Well that dovetails nicely with…ALL OF OUR CASH!!
And then there is the debt issue…
When QMS merger with Mediaworks in 2018
The merger implies a blended EV/EBITDA multiple of 10x forecast CY18 EBITDA (pre-synergies) for the QMS NZ businesses. QMS NZ is budgeted to deliver an A$12.8m contribution to the QMS Media Limited group in FY19
I consider my sky shares a risky investment. I feel as though this acquisition could make it even riskier. They have ~100m debt as mistaTea said and not to mention the vast majority of their assets are intangible goodwill/brands. I note the similarities between this and NZME (minus the printing press).

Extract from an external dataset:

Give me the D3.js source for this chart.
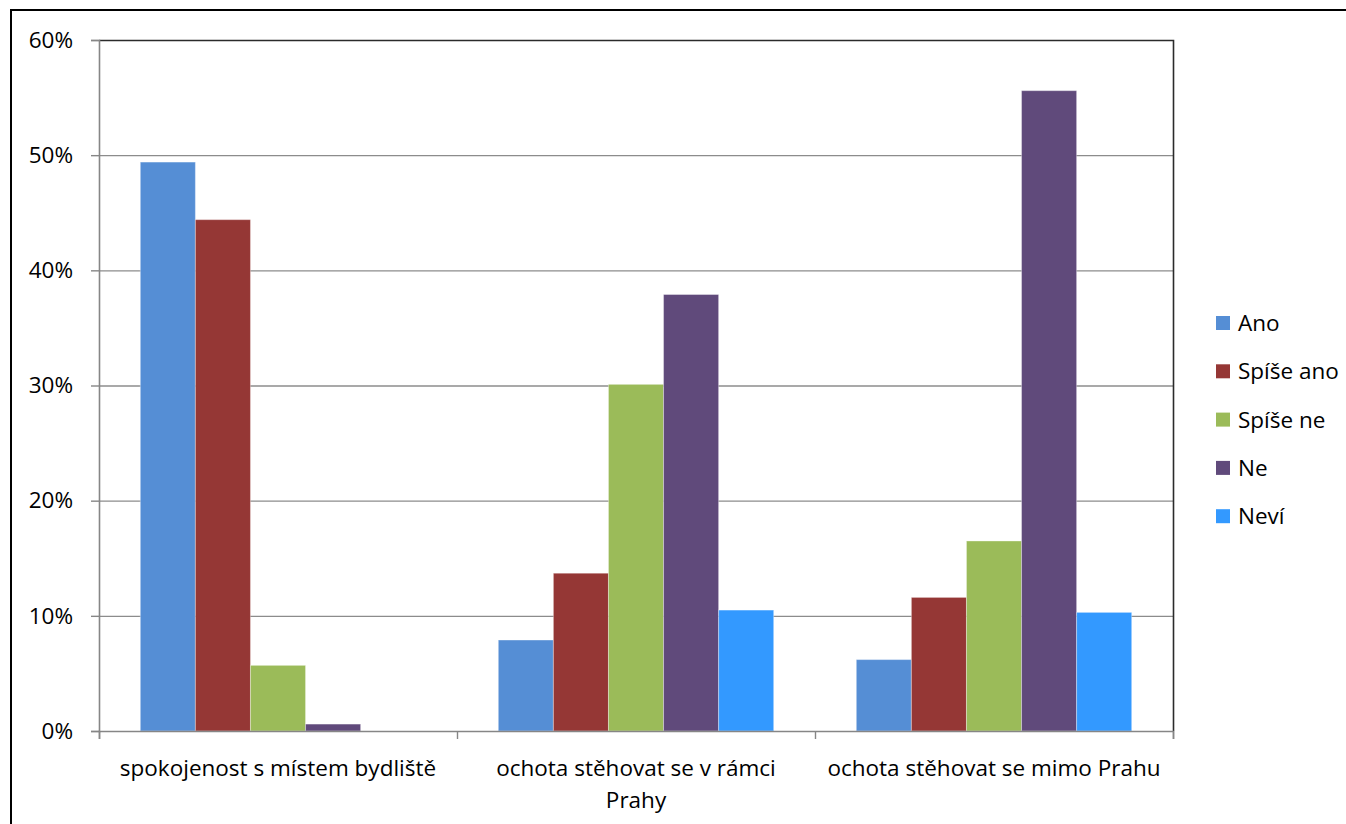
<!DOCTYPE html>
<html><head><meta charset="utf-8">
<script src="https://cdn.jsdelivr.net/npm/d3@7"></script>
<style>body{margin:0;background:#fff;}svg{display:block;}text{font-family:"Open Sans",sans-serif;fill:#000;}</style>
</head><body>
<svg id="c" width="1346" height="824"></svg>
<script>
const categories = [["spokojenost s místem bydliště"], ["ochota stěhovat se v rámci", "Prahy"], ["ochota stěhovat se mimo Prahu"]];
const seriesNames = ["Ano", "Spíše ano", "Spíše ne", "Ne", "Neví"];
const seriesColors = ["#558ed5", "#953735", "#9bbb59", "#604a7b", "#3399ff"];
const valAno = [49.4, 7.9, 6.2];
const valSpiseAno = [44.4, 13.7, 11.6];
const valSpiseNe = [5.7, 30.1, 16.5];
const valNe = [0.6, 37.9, 55.6];
const valNevi = [0, 10.5, 10.3];
const yTicks = [0, 10, 20, 30, 40, 50, 60];

const series = [valAno, valSpiseAno, valSpiseNe, valNe, valNevi];
const svg = d3.select("#c");
const L = 99, R = 1173, T = 40, B = 731;
const FS = 22.5;

// outer frame
svg.append("rect").attr("x", 11).attr("y", 10).attr("width", 1346).attr("height", 900)
  .attr("fill", "none").attr("stroke", "#000").attr("stroke-width", 2);

const x0 = d3.scaleBand().domain(d3.range(categories.length)).range([L, R]).paddingInner(0).paddingOuter(0);
const gapRatio = 1.5;
const y = d3.scaleLinear().domain([0, 60]).range([B, T]);

// gridlines
svg.append("g").selectAll("line").data(yTicks.filter(t => t > 0 && t < 60)).join("line")
  .attr("x1", L).attr("x2", R).attr("y1", d => y(d) + 0.5).attr("y2", d => y(d) + 0.5)
  .attr("stroke", "#8c8c8c").attr("stroke-width", 1.3);

// bars
const bw = x0.bandwidth() / (series.length + gapRatio);
const x1 = d3.scaleBand().domain(d3.range(series.length))
  .range([bw * gapRatio / 2, x0.bandwidth() - bw * gapRatio / 2]).padding(0);
series.forEach((vals, si) => {
  svg.append("g").selectAll("rect").data(vals).join("rect")
    .attr("x", (d, i) => x0(i) + x1(si))
    .attr("y", d => y(d))
    .attr("width", x1.bandwidth())
    .attr("height", d => B - y(d))
    .attr("fill", seriesColors[si])
    .attr("stroke", d => d > 0 ? "rgba(255,255,255,0.35)" : "none").attr("stroke-width", 1);
});

// plot border top/right
svg.append("path").attr("d", `M${L},${T + 0.5}H${R + 0.5}V${B}`).attr("fill", "none").attr("stroke", "#2b2b2b").attr("stroke-width", 1.6);

// y axis
const yAxis = svg.append("g").attr("transform", `translate(${L},0)`)
  .call(d3.axisLeft(y).tickValues(yTicks).tickSize(8).tickFormat(d => d + "%"));
yAxis.attr("font-size", null).attr("font-family", null);
yAxis.select(".domain").attr("stroke", "#868686").attr("stroke-width", 1.6);
yAxis.selectAll(".tick line").attr("stroke", "#868686").attr("stroke-width", 1.4);
yAxis.selectAll(".tick text").attr("x", -26).style("font-size", FS + "px").attr("fill", "#000");

// x axis
const xs = d3.scaleLinear().domain([0, 3]).range([L, R]);
const xAxis = svg.append("g").attr("transform", `translate(0,${B})`)
  .call(d3.axisBottom(xs).tickValues([0, 1, 2, 3]).tickSize(8).tickFormat(""));
xAxis.select(".domain").attr("stroke", "#868686").attr("stroke-width", 1.6);
xAxis.selectAll(".tick line").attr("stroke", "#868686").attr("stroke-width", 1.4);

// category labels
categories.forEach((lines, i) => {
  const cx = x0(i) + x0.bandwidth() / 2;
  const t = svg.append("text").attr("x", cx).attr("y", 776)
    .attr("text-anchor", "middle").style("font-size", FS + "px");
  lines.forEach((ln, j) => t.append("tspan").attr("x", cx).attr("dy", j === 0 ? 0 : 32).text(ln));
});

// legend
const lg = svg.append("g");
seriesNames.forEach((n, i) => {
  const cy = 323 + i * 48.3;
  lg.append("rect").attr("x", 1216).attr("y", cy - 7).attr("width", 14).attr("height", 14).attr("fill", seriesColors[i]);
  lg.append("text").attr("x", 1238).attr("y", cy + 8).style("font-size", FS + "px").text(n);
});
</script>
</body></html>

NZME makes money so why has mediaworks struggled for so long?
I haven't read the article properly or the stat accounts but the trick - and worry here - is whether the $150m is referring to the enterprise value (IE the value of the WHOLE company's capital - equity + debt) or value of its equity. Journalists often dont get the distinction right. If the $150m is the EV, then yes, ~$45m cash + the ~$105m net debt (or whatever it is). If the $150m is the equity value, then you are paying $150m for the equity ontop of inheriting the debt. My super quick glance of the NBR article had some SP #'s - some slueth could quickly multiply the SP$ against the # of shares on the companies office, and if that is or close to $150 you have your answer ($150m on top of the debt of ~100m)
I doubt sky would pay nzd150m and assume debt. Mediaworks TV arm was sold for peanuts (and possibly without debt). If Sky is able to pick up the remainder of Mediaworks for peanuts, I think Sky would be in a better position and possibly gain value here.
Sky might turn out to be like the enterprise in the Sucession series, all it needs to do is buy Rainbows End.
Yes I believe the $150M would be equity value.
GAAP loss is not relevant because the depreciation /amortisation charge is way high ($27M). Stay in business CAPEX probably only $5M.
So the business probably produced Owner Earnings of $15M-$20M (a multiple of 7.5 - 10x).
FCF was around $15M.
No way are they selling this kind of earnings profile for $45M to Sky.